Wall Street sagged from the record highs reached yesterday as the latest jobs and services industry data were weaker than expected, prompting concern about the strength of the recovery in the world's largest economy.
Companies added 158,000 workers in March, ADP Research Institute data showed today, well below expectations of economists polled by Bloomberg and Reuters and the smallest increase since October. It was down from a revised 237,000 gain in February.
"The job market continues to improve, but in fits and starts," Mark Zandi, chief economists at Moody's Analytics, said in a statement. One key drag last month on the labour market was the lack of new construction jobs as rebuilding from the damage done by Superstorm Sandy in late 2012 eased.
For the first quarter of 2013, the ADP report has reported an average gain of 191,000 new private sector jobs per month.
Meanwhile, the Institute for Supply Management's index of non-manufacturing businesses dropped to 54.4 in March from 56 in February, also falling short of economists' predictions. The accompanying new orders index slid 3.6 percentage points and the employment index decreased 3.9 percentage points.
While the majority of those polled by ISM continue to be positive about business conditions, "there is an underlying concern regarding the uncertainty of the future economy," the institute said in a statement.
"That's been the process this whole recovery-you get one strong quarter and then things start to slow down again," Scott Brown, chief economist at Raymond James in St Petersburg, Florida, told Reuters.
All eyes now are on Friday's monthly payrolls report, which is expected to show employers created 200,000 jobs in March. The unemployment rate is forecast to stay at 7.7 per cent.
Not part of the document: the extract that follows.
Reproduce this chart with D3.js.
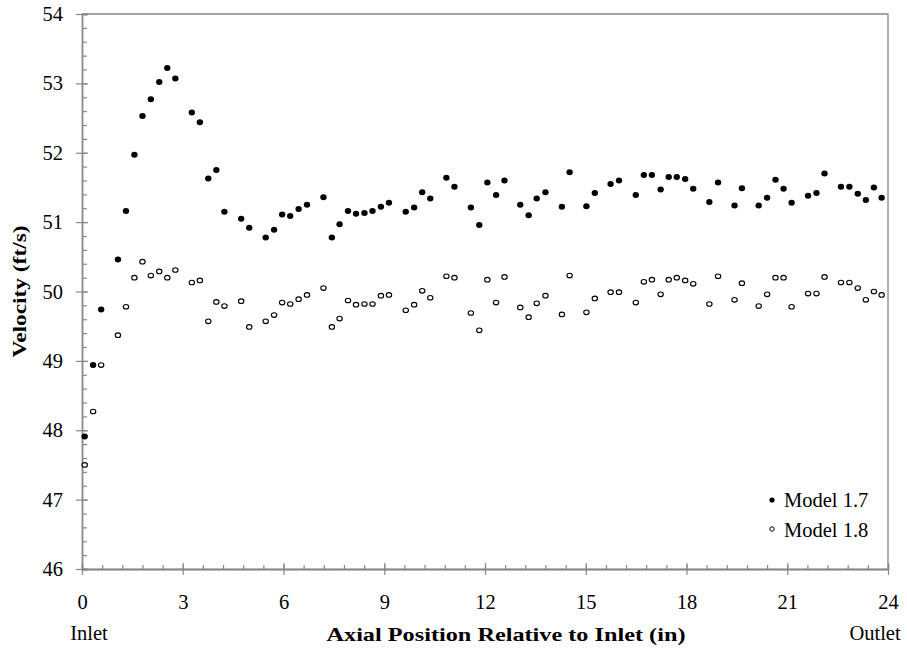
<!DOCTYPE html>
<html>
<head>
<meta charset="utf-8">
<script src="https://cdn.jsdelivr.net/npm/d3@7"></script>
<style>
  html, body { margin: 0; padding: 0; background: #fff; }
  svg { display: block; }
  text { font-family: "Liberation Serif", "Times New Roman", serif; fill: #000; }
</style>
</head>
<body>
<svg id="chart" width="907" height="651"></svg>
<script>
// Axial sample positions (in), shared by both models
const positions = [
  0.08, 0.33, 0.57, 1.07, 1.31, 1.56, 1.80, 2.05, 2.30, 2.54,
  2.78, 3.27, 3.51, 3.76, 4.00, 4.24, 4.74, 4.98, 5.47, 5.72,
  5.96, 6.20, 6.45, 6.70, 7.19, 7.44, 7.67, 7.92, 8.16, 8.41,
  8.65, 8.90, 9.14, 9.64, 9.89, 10.13, 10.37, 10.85, 11.09, 11.58,
  11.83, 12.07, 12.33, 12.58, 13.05, 13.30, 13.54, 13.80, 14.29, 14.52,
  15.02, 15.27, 15.74, 15.99, 16.49, 16.73, 16.97, 17.23, 17.47, 17.71,
  17.96, 18.20, 18.68, 18.94, 19.43, 19.65, 20.15, 20.40, 20.65, 20.89,
  21.13, 21.62, 21.87, 22.11, 22.60, 22.85, 23.10, 23.34, 23.58, 23.81
];

// Velocity (ft/s), Model 1.7
const model17 = [
  47.91, 48.94, 49.74, 50.46, 51.16, 51.97, 52.53, 52.77, 53.02, 53.22,
  53.07, 52.58, 52.44, 51.63, 51.75, 51.15, 51.05, 50.92, 50.78, 50.89,
  51.11, 51.09, 51.19, 51.25, 51.36, 50.78, 50.97, 51.16, 51.12, 51.13,
  51.16, 51.22, 51.28, 51.15, 51.21, 51.43, 51.34, 51.64, 51.51, 51.21,
  50.96, 51.57, 51.39, 51.60, 51.25, 51.10, 51.34, 51.43, 51.22, 51.72,
  51.23, 51.42, 51.55, 51.60, 51.39, 51.68, 51.68, 51.47, 51.65, 51.65,
  51.62, 51.48, 51.29, 51.57, 51.24, 51.49, 51.24, 51.35, 51.61, 51.48,
  51.28, 51.38, 51.42, 51.70, 51.51, 51.51, 51.41, 51.32, 51.50, 51.35
];

// Velocity (ft/s), Model 1.8
const model18 = [
  47.50, 48.27, 48.94, 49.37, 49.78, 50.20, 50.43, 50.23, 50.29, 50.20,
  50.31, 50.13, 50.16, 49.57, 49.85, 49.79, 49.86, 49.49, 49.57, 49.66,
  49.84, 49.82, 49.89, 49.95, 50.05, 49.49, 49.61, 49.87, 49.81, 49.82,
  49.82, 49.94, 49.95, 49.73, 49.81, 50.01, 49.91, 50.22, 50.20, 49.69,
  49.44, 50.17, 49.84, 50.21, 49.77, 49.63, 49.83, 49.94, 49.67, 50.23,
  49.70, 49.90, 49.99, 49.99, 49.84, 50.14, 50.17, 49.96, 50.17, 50.20,
  50.16, 50.11, 49.82, 50.22, 49.88, 50.12, 49.79, 49.96, 50.20, 50.20,
  49.78, 49.97, 49.97, 50.21, 50.13, 50.13, 50.05, 49.88, 50.00, 49.95
];

const xTicks = [0, 3, 6, 9, 12, 15, 18, 21, 24];
const yTicks = [46, 47, 48, 49, 50, 51, 52, 53, 54];
const seriesNames = ["Model 1.7", "Model 1.8"];

const svg = d3.select("#chart");
const plotLeft = 82, plotRight = 888, plotTop = 14, plotBottom = 569;
const axisColor = "#888888";
const fontSize = 20.5;
const titleSize = 19.5;

const x = d3.scaleLinear().domain([0, 24]).range([plotLeft, plotRight]);
const y = d3.scaleLinear().domain([46, 54]).range([plotBottom, plotTop]);

// frame: top and right edges
svg.append("path")
  .attr("d", `M${plotLeft},${plotTop}H${plotRight}V${plotBottom}`)
  .attr("fill", "none").attr("stroke", axisColor).attr("stroke-width", 1.3);

function styleAxis(g) {
  g.select(".domain").attr("stroke", axisColor).attr("stroke-width", 1.3);
  g.selectAll(".tick line").attr("stroke", axisColor).attr("stroke-width", 1.2);
  g.selectAll(".tick text")
    .style("font-family", '"Liberation Serif", "Times New Roman", serif')
    .style("font-size", fontSize + "px").attr("fill", "#000");
}

// x axis: minor ticks inward, major ticks crossing
const xMinor = d3.range(0, 24.001, 0.6);
svg.append("g").attr("transform", `translate(0,${plotBottom})`)
  .call(d3.axisTop(x).tickValues(xMinor).tickSize(4).tickFormat(""))
  .call(styleAxis);
svg.append("g").attr("transform", `translate(0,${plotBottom})`)
  .call(d3.axisTop(x).tickValues(xTicks).tickSize(6).tickFormat(""))
  .call(styleAxis);
svg.append("g").attr("transform", `translate(0,${plotBottom})`)
  .call(d3.axisBottom(x).tickValues(xTicks).tickSizeInner(6).tickSizeOuter(0)
    .tickPadding(19).tickFormat(d3.format("d")))
  .call(styleAxis);

// y axis: minor ticks inward, major ticks crossing
const yMinor = d3.range(46, 54.001, 0.2);
svg.append("g").attr("transform", `translate(${plotLeft},0)`)
  .call(d3.axisRight(y).tickValues(yMinor).tickSize(5).tickFormat(""))
  .call(styleAxis);
svg.append("g").attr("transform", `translate(${plotLeft},0)`)
  .call(d3.axisRight(y).tickValues(yTicks).tickSize(6).tickFormat(""))
  .call(styleAxis);
svg.append("g").attr("transform", `translate(${plotLeft},0)`)
  .call(d3.axisLeft(y).tickValues(yTicks).tickSizeInner(6).tickSizeOuter(0)
    .tickPadding(13).tickFormat(d3.format("d")))
  .call(styleAxis);

// end labels under the x axis
svg.append("text").attr("x", x(0) + 7).attr("y", 640)
  .attr("text-anchor", "middle").style("font-size", fontSize + "px").text("Inlet");
svg.append("text").attr("x", x(24) - 13).attr("y", 640)
  .attr("text-anchor", "middle").style("font-size", fontSize + "px").text("Outlet");

// axis titles
svg.append("text").attr("x", 506).attr("y", 641)
  .attr("text-anchor", "middle").style("font-size", titleSize + "px")
  .attr("textLength", 359).attr("lengthAdjust", "spacingAndGlyphs")
  .style("font-weight", "bold").text("Axial Position Relative to Inlet (in)");
svg.append("text")
  .attr("transform", `translate(19,${(plotTop + plotBottom) / 2}) rotate(-90)`)
  .attr("text-anchor", "middle").attr("dy", "0.35em")
  .attr("textLength", 132).attr("lengthAdjust", "spacingAndGlyphs")
  .style("font-size", titleSize + "px").style("font-weight", "bold")
  .text("Velocity (ft/s)");

// data points
const pts17 = positions.map((p, i) => ({ p, v: model17[i] }));
const pts18 = positions.map((p, i) => ({ p, v: model18[i] }));

svg.append("g").selectAll("ellipse").data(pts18).join("ellipse")
  .attr("cx", d => x(d.p)).attr("cy", d => y(d.v))
  .attr("rx", 2.7).attr("ry", 2.3)
  .attr("fill", "#fff").attr("stroke", "#000").attr("stroke-width", 1.1);

svg.append("g").selectAll("ellipse").data(pts17).join("ellipse")
  .attr("cx", d => x(d.p)).attr("cy", d => y(d.v))
  .attr("rx", 3.2).attr("ry", 3)
  .attr("fill", "#000");

// legend
const legend = svg.append("g");
legend.append("circle").attr("cx", 772).attr("cy", 500).attr("r", 2.6).attr("fill", "#000");
legend.append("text").attr("x", 784).attr("y", 507).style("font-size", fontSize + "px").text(seriesNames[0]);
legend.append("circle").attr("cx", 772).attr("cy", 529).attr("r", 2.2)
  .attr("fill", "#fff").attr("stroke", "#000").attr("stroke-width", 1);
legend.append("text").attr("x", 784).attr("y", 537).style("font-size", fontSize + "px").text(seriesNames[1]);
</script>
</body>
</html>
In afternoon trading in New York, the Dow Jones Industrial Average declined 0.74 per cent, the Standard & Poor's 500 Index fell 1.04 per cent, while the Nasdaq Composite Index dropped 1.29 per cent.
In Europe, the Stoxx 600 Index finished the day with a 0.9 per cent slide from the previous close. Benchmark stock indexes in Frankfurt, London and Paris weakened as well, giving up 0.9 per cent, 1.1 per cent and 1.3 per cent respectively.
Commodities including gold, silver and oil also took a hit from the sobering data on the world's largest economy, reflecting concern demand might ease.
Conversely, US Treasuries became more attractive. The yield on the benchmark 10-year note shed five basis points to 1.81 per cent, the lowest since January 24, according to Bloomberg. The 30-year bond yield fell five basis points to 3.05 per cent.
In Europe, the ECB is widely expected to maintain its key interest rate at a record low 0.75 per cent when policymakers meet on Thursday. Two of 56 economists surveyed by Bloomberg predict the ECB will further reduce its rate to 0.5 per cent.